Uma crítica que se faz é que muitas vezes a esquerda resume tudo a uma luta de classe, sendo que sempre foi de classe e gênero. Essas feministas foram contundentes ao criticar que, ao falar quem seria representado, sempre se deixava de fora uma série de outros sujeitos não contemplados. Nunca foi a mesma coisa para um homem branco trabalhador e para uma mulher negra trabalhadora, por exemplo. E isso não vale só para o movimento negro, mas para tudo.

CP: Assim como exalta autoras como Conceição Evaristo e Chimamanda Ngozi Adichie, a senhora tem sido muito citada pela nova geração. Como é o diálogo?

DR: Recebo muita marcação nas redes sociais. Fico muito feliz com educadoras lendo minhas obras, com grupos de leituras. Fico muito grata, já tenho quase 900 citações no Google Acadêmico somente sobre “Lugar de Fala”. Fico feliz de receber esse retorno, de os livros estarem presentes na academia, mas, para além disso, nas escolas de base, nos coletivos de periferia, em diversas regiões do Brasil. Me deixa muito feliz o fato de estar na academia, mas também de ter rompido com esse muro e mostrar que conhecimento não é para um grupo seleto de pessoas. 

CP: Símbolos são muito importantes. Assim, qual foi o peso da morte prematura do ator Chadwick Boseman, que interpretava o Pantera Negra nos cinemas?

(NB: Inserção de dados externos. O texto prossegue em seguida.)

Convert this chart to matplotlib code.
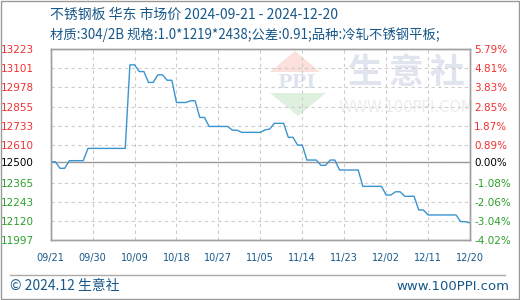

DR: Esse filme foi muito importante no sentido de representação. É um filme que, por mais que esteja dentro dessa estrutura comercial, produziu imagens que são muito ponderosas. Não só o personagem dele, mas também a irmã mais nova, que é superinteligente, também todas aquelas guerreiras. Têm ali pessoas negras que não estão interpretando o papel do escravizado, do bandido, aqueles estereótipos de sempre. O próprio Boseman falou que seus primeiros papéis eram esses.

E o Pantera Negra é um filme poderoso nesse sentido. Ele como ator sempre foi crítico e, depois do sucesso do filme, só trabalhou em filmes nos quais pelo menos metade da equipe fossem negros. Ele representa para a gente toda uma possibilidade de existências e sonhos.